Records with drawing code:
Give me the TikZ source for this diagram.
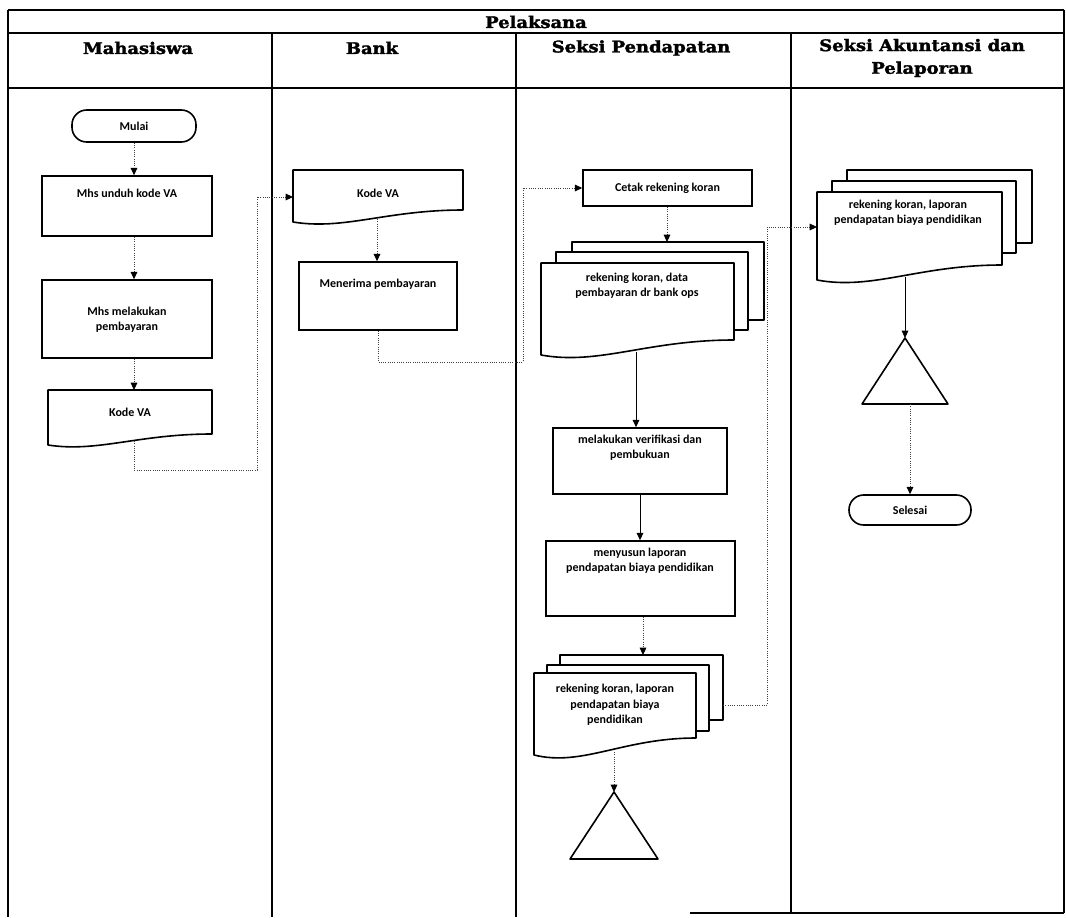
\documentclass[tikz,border=0pt]{standalone}
\usepackage{fontspec}
\setmainfont{Carlito}
\newfontfamily\headfont[FakeStretch=1.12,FakeBold=2]{DejaVu Serif}
\usetikzlibrary{arrows.meta,calc}

% document symbol with a wavy lower edge: left, top, right, bottom-left, bottom-right
\newcommand\docshape[5]{%
  \draw[shapeline,fill=white] (#1,#2) -- (#3,#2) -- (#3,#5)
    .. controls ({#1+0.55*(#3-#1)},{#5}) and ({#1+0.3*(#3-#1)},{#4+0.7*(#4-#5)}) .. (#1,#4) -- cycle;}

\begin{document}
\begin{tikzpicture}[x=0.75pt,y=-0.75pt,
  laneline/.style={line width=1.6pt},
  shapeline/.style={line width=1.2pt,line join=round},
  proc/.style={draw,line width=1.2pt,fill=white,rectangle,inner sep=0pt},
  term/.style={draw,line width=1.2pt,fill=white,rectangle,rounded corners=11pt,inner sep=0pt,
     font=\bfseries\fontsize{9}{11}\selectfont},
  txt/.style={align=center,inner sep=0pt,font=\bfseries\fontsize{9}{11.5}\selectfont},
  head/.style={align=center,inner sep=0pt,font=\headfont\bfseries\fontsize{12}{17}\selectfont},
  flowdot/.style={densely dotted,line width=0.7pt,black!75,
     -{Triangle[length=5.5pt,width=5pt,black]}},
  flowsolid/.style={line width=0.7pt,-{Triangle[length=5.5pt,width=5pt]}},
  linkdot/.style={densely dotted,line width=0.7pt,black!75}
]
\useasboundingbox (0,0) rectangle (1066,917);

% ---- swimlane frame ----
\draw[laneline] (8,10) -- (1064,10);
\draw[laneline] (8,33) -- (1064,33);
\draw[laneline] (8,88) -- (1064,88);
\draw[laneline] (8,10) -- (8,917);
\draw[laneline] (1064,10) -- (1064,913);
\draw[laneline] (272,33) -- (272,917);
\draw[laneline] (516,33) -- (516,917);
\draw[laneline] (791,33) -- (791,913);
\draw[laneline] (690,913) -- (1064,913);

\node[head] (hpel) at (536,22) {Pelaksana};
\node[head] (hmhs) at (138,48) {Mahasiswa};
\node[head] (hbank) at (372,48) {Bank};
\node[head] (hpend) at (641,48) {Seksi Pendapatan};
\node[head] (hakun) at (922,58) {Seksi Akuntansi dan\\Pelaporan};

% ---- Mahasiswa ----
\node[term,minimum width=124*0.75pt,minimum height=32*0.75pt] (mulai) at (134,126) {Mulai};
\node[proc,minimum width=170*0.75pt,minimum height=60*0.75pt] (unduh) at (127,206) {};
\node[txt] (unduht) at (127,193) {Mhs unduh kode VA};
\node[proc,minimum width=170*0.75pt,minimum height=78*0.75pt] (bayar) at (127,319) {};
\node[txt] (bayart) at (127,320) {Mhs melakukan\\pembayaran};
\docshape{48}{390}{212}{445}{434}
\node[txt] (mkva) at (130,412) {Kode VA};
\coordinate (mkvatop) at (134,390);
\coordinate (mkvabot) at (134,441);

% ---- Bank ----
\docshape{293}{170}{463}{222}{210}
\node[txt] (bkva) at (378,193) {Kode VA};
\coordinate (bkvain) at (293,197);
\coordinate (bkvabot) at (377,219);
\node[proc,minimum width=158*0.75pt,minimum height=68*0.75pt] (terima) at (378,296) {};
\node[txt] (terimat) at (378,284) {Menerima pembayaran};

% ---- Seksi Pendapatan ----
\node[proc,minimum width=169*0.75pt,minimum height=36*0.75pt,
      font=\bfseries\fontsize{9}{11}\selectfont] (cetak) at (667.5,188) {Cetak rekening koran};
\draw[shapeline,fill=white] (572,242) rectangle (764,320);
\draw[shapeline,fill=white] (556,252) rectangle (748,330);
\docshape{541}{263}{734}{355}{340}
\node[txt] (md1) at (637,286) {rekening koran, data\\pembayaran dr bank ops};
\coordinate (md1top) at (667,242);
\coordinate (md1bot) at (636,352);
\node[proc,minimum width=174*0.75pt,minimum height=66*0.75pt] (verif) at (640,461) {};
\node[txt] (veriftx) at (640,448) {melakukan verifikasi dan\\pembukuan};
\node[proc,minimum width=189*0.75pt,minimum height=75*0.75pt] (susun) at (640.5,578.5) {};
\node[txt] (susuntx) at (640,561) {menyusun laporan\\pendapatan biaya pendidikan};
\draw[shapeline,fill=white] (560,655) rectangle (723,720);
\draw[shapeline,fill=white] (547,665) rectangle (709,731);
\docshape{534}{673}{696}{755}{738}
\node[txt] (md2) at (615,705) {rekening koran, laporan\\pendapatan biaya\\pendidikan};
\coordinate (md2top) at (643,655);
\coordinate (md2bot) at (614,752);
\coordinate (md2out) at (723,705);
\draw[shapeline,fill=white] (614,792) -- (658,859) -- (570,859) -- cycle;
\coordinate (tri1) at (614,792);

% ---- Seksi Akuntansi dan Pelaporan ----
\draw[shapeline,fill=white] (847,170) rectangle (1032,243);
\draw[shapeline,fill=white] (832,181) rectangle (1016,253);
\docshape{817}{192}{1002}{280}{265}
\node[txt] (md3) at (908,213) {rekening koran, laporan\\pendapatan biaya pendidikan};
\coordinate (md3in) at (817,227);
\coordinate (md3bot) at (905,277);
\draw[shapeline,fill=white] (905,338) -- (948,404) -- (862,404) -- cycle;
\coordinate (tri2) at (905,338);
\coordinate (tri2base) at (910,404);
\node[term,minimum width=122*0.75pt,minimum height=30*0.75pt] (selesai) at (910,510) {Selesai};

% ---- connectors ----
\draw[flowdot] (mulai) -- (mulai |- unduh.north);
\draw[flowdot] (unduh.south -| mulai) -- (bayar.north -| mulai);
\draw[flowdot] (bayar.south -| mulai) -- (mkvatop);
\coordinate (j1) at (257,470);
\draw[linkdot,-{Triangle[length=5.5pt,width=5pt,black]}] (mkvabot) |- (j1) |- (bkvain);
\draw[flowdot] (bkvabot) -- (terima.north -| bkvabot);
\coordinate (j2) at (523,362);
\draw[linkdot,-{Triangle[length=5.5pt,width=5pt,black]}] (terima.south) |- (j2) |- (cetak.west);
\draw[flowdot] (cetak.south -| md1top) -- (md1top);
\draw[flowsolid] (md1bot) -- (verif.north -| md1bot);
\draw[flowsolid] (verif.south) -- (susun.north -| verif.south);
\draw[flowdot] (susun.south -| md2top) -- (md2top);
\draw[flowdot] (md2bot) -- (tri1);
\coordinate (j3) at (767,227);
\draw[linkdot,-{Triangle[length=5.5pt,width=5pt,black]}] (md2out) -| (j3) -- (md3in);
\draw[flowsolid] (md3bot) -- (tri2);
\draw[flowdot] (tri2base) -- (selesai.north);
\end{tikzpicture}
\end{document}
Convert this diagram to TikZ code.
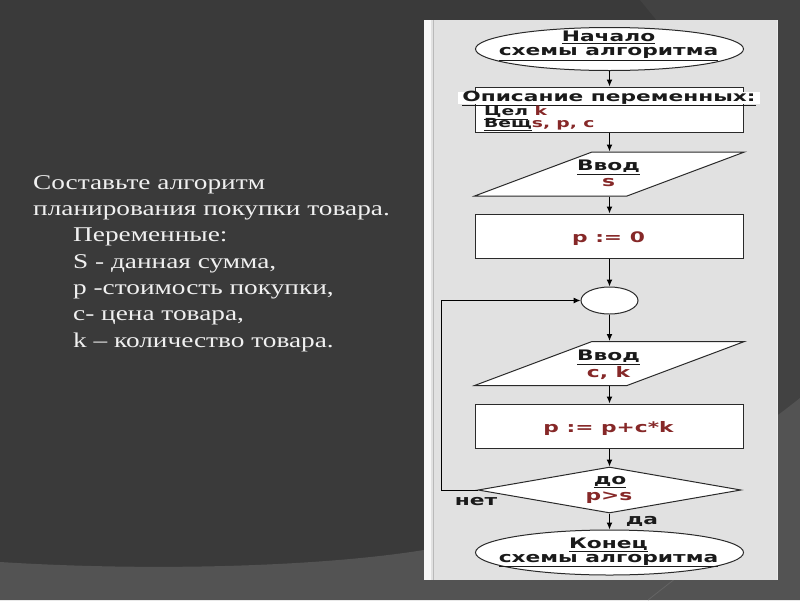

▸ REQUIREMENT
Reproduce all the entries that precede this task, word for word, minus any pictures.

▸ SOLUTION TO THE PROBLEM
Give me the TikZ source for this diagram.
\documentclass[tikz,border=0pt]{standalone}
\usepackage{fontspec}
\setmainfont{Carlito}
\newfontfamily\headfont[FakeStretch=1.12,FakeBold=2]{DejaVu Serif}
\usetikzlibrary{arrows.meta,calc}

% document symbol with a wavy lower edge: left, top, right, bottom-left, bottom-right
\newcommand\docshape[5]{%
  \draw[shapeline,fill=white] (#1,#2) -- (#3,#2) -- (#3,#5)
    .. controls ({#1+0.55*(#3-#1)},{#5}) and ({#1+0.3*(#3-#1)},{#4+0.7*(#4-#5)}) .. (#1,#4) -- cycle;}

\begin{document}
\begin{tikzpicture}[x=0.75pt,y=-0.75pt,
  laneline/.style={line width=1.6pt},
  shapeline/.style={line width=1.2pt,line join=round},
  proc/.style={draw,line width=1.2pt,fill=white,rectangle,inner sep=0pt},
  term/.style={draw,line width=1.2pt,fill=white,rectangle,rounded corners=11pt,inner sep=0pt,
     font=\bfseries\fontsize{9}{11}\selectfont},
  txt/.style={align=center,inner sep=0pt,font=\bfseries\fontsize{9}{11.5}\selectfont},
  head/.style={align=center,inner sep=0pt,font=\headfont\bfseries\fontsize{12}{17}\selectfont},
  flowdot/.style={densely dotted,line width=0.7pt,black!75,
     -{Triangle[length=5.5pt,width=5pt,black]}},
  flowsolid/.style={line width=0.7pt,-{Triangle[length=5.5pt,width=5pt]}},
  linkdot/.style={densely dotted,line width=0.7pt,black!75}
]
\useasboundingbox (0,0) rectangle (1066,917);

% ---- swimlane frame ----
\draw[laneline] (8,10) -- (1064,10);
\draw[laneline] (8,33) -- (1064,33);
\draw[laneline] (8,88) -- (1064,88);
\draw[laneline] (8,10) -- (8,917);
\draw[laneline] (1064,10) -- (1064,913);
\draw[laneline] (272,33) -- (272,917);
\draw[laneline] (516,33) -- (516,917);
\draw[laneline] (791,33) -- (791,913);
\draw[laneline] (690,913) -- (1064,913);

\node[head] (hpel) at (536,22) {Pelaksana};
\node[head] (hmhs) at (138,48) {Mahasiswa};
\node[head] (hbank) at (372,48) {Bank};
\node[head] (hpend) at (641,48) {Seksi Pendapatan};
\node[head] (hakun) at (922,58) {Seksi Akuntansi dan\\Pelaporan};

% ---- Mahasiswa ----
\node[term,minimum width=124*0.75pt,minimum height=32*0.75pt] (mulai) at (134,126) {Mulai};
\node[proc,minimum width=170*0.75pt,minimum height=60*0.75pt] (unduh) at (127,206) {};
\node[txt] (unduht) at (127,193) {Mhs unduh kode VA};
\node[proc,minimum width=170*0.75pt,minimum height=78*0.75pt] (bayar) at (127,319) {};
\node[txt] (bayart) at (127,320) {Mhs melakukan\\pembayaran};
\docshape{48}{390}{212}{445}{434}
\node[txt] (mkva) at (130,412) {Kode VA};
\coordinate (mkvatop) at (134,390);
\coordinate (mkvabot) at (134,441);

% ---- Bank ----
\docshape{293}{170}{463}{222}{210}
\node[txt] (bkva) at (378,193) {Kode VA};
\coordinate (bkvain) at (293,197);
\coordinate (bkvabot) at (377,219);
\node[proc,minimum width=158*0.75pt,minimum height=68*0.75pt] (terima) at (378,296) {};
\node[txt] (terimat) at (378,284) {Menerima pembayaran};

% ---- Seksi Pendapatan ----
\node[proc,minimum width=169*0.75pt,minimum height=36*0.75pt,
      font=\bfseries\fontsize{9}{11}\selectfont] (cetak) at (667.5,188) {Cetak rekening koran};
\draw[shapeline,fill=white] (572,242) rectangle (764,320);
\draw[shapeline,fill=white] (556,252) rectangle (748,330);
\docshape{541}{263}{734}{355}{340}
\node[txt] (md1) at (637,286) {rekening koran, data\\pembayaran dr bank ops};
\coordinate (md1top) at (667,242);
\coordinate (md1bot) at (636,352);
\node[proc,minimum width=174*0.75pt,minimum height=66*0.75pt] (verif) at (640,461) {};
\node[txt] (veriftx) at (640,448) {melakukan verifikasi dan\\pembukuan};
\node[proc,minimum width=189*0.75pt,minimum height=75*0.75pt] (susun) at (640.5,578.5) {};
\node[txt] (susuntx) at (640,561) {menyusun laporan\\pendapatan biaya pendidikan};
\draw[shapeline,fill=white] (560,655) rectangle (723,720);
\draw[shapeline,fill=white] (547,665) rectangle (709,731);
\docshape{534}{673}{696}{755}{738}
\node[txt] (md2) at (615,705) {rekening koran, laporan\\pendapatan biaya\\pendidikan};
\coordinate (md2top) at (643,655);
\coordinate (md2bot) at (614,752);
\coordinate (md2out) at (723,705);
\draw[shapeline,fill=white] (614,792) -- (658,859) -- (570,859) -- cycle;
\coordinate (tri1) at (614,792);

% ---- Seksi Akuntansi dan Pelaporan ----
\draw[shapeline,fill=white] (847,170) rectangle (1032,243);
\draw[shapeline,fill=white] (832,181) rectangle (1016,253);
\docshape{817}{192}{1002}{280}{265}
\node[txt] (md3) at (908,213) {rekening koran, laporan\\pendapatan biaya pendidikan};
\coordinate (md3in) at (817,227);
\coordinate (md3bot) at (905,277);
\draw[shapeline,fill=white] (905,338) -- (948,404) -- (862,404) -- cycle;
\coordinate (tri2) at (905,338);
\coordinate (tri2base) at (910,404);
\node[term,minimum width=122*0.75pt,minimum height=30*0.75pt] (selesai) at (910,510) {Selesai};

% ---- connectors ----
\draw[flowdot] (mulai) -- (mulai |- unduh.north);
\draw[flowdot] (unduh.south -| mulai) -- (bayar.north -| mulai);
\draw[flowdot] (bayar.south -| mulai) -- (mkvatop);
\coordinate (j1) at (257,470);
\draw[linkdot,-{Triangle[length=5.5pt,width=5pt,black]}] (mkvabot) |- (j1) |- (bkvain);
\draw[flowdot] (bkvabot) -- (terima.north -| bkvabot);
\coordinate (j2) at (523,362);
\draw[linkdot,-{Triangle[length=5.5pt,width=5pt,black]}] (terima.south) |- (j2) |- (cetak.west);
\draw[flowdot] (cetak.south -| md1top) -- (md1top);
\draw[flowsolid] (md1bot) -- (verif.north -| md1bot);
\draw[flowsolid] (verif.south) -- (susun.north -| verif.south);
\draw[flowdot] (susun.south -| md2top) -- (md2top);
\draw[flowdot] (md2bot) -- (tri1);
\coordinate (j3) at (767,227);
\draw[linkdot,-{Triangle[length=5.5pt,width=5pt,black]}] (md2out) -| (j3) -- (md3in);
\draw[flowsolid] (md3bot) -- (tri2);
\draw[flowdot] (tri2base) -- (selesai.north);
\end{tikzpicture}
\end{document}
Convert this diagram to TikZ code.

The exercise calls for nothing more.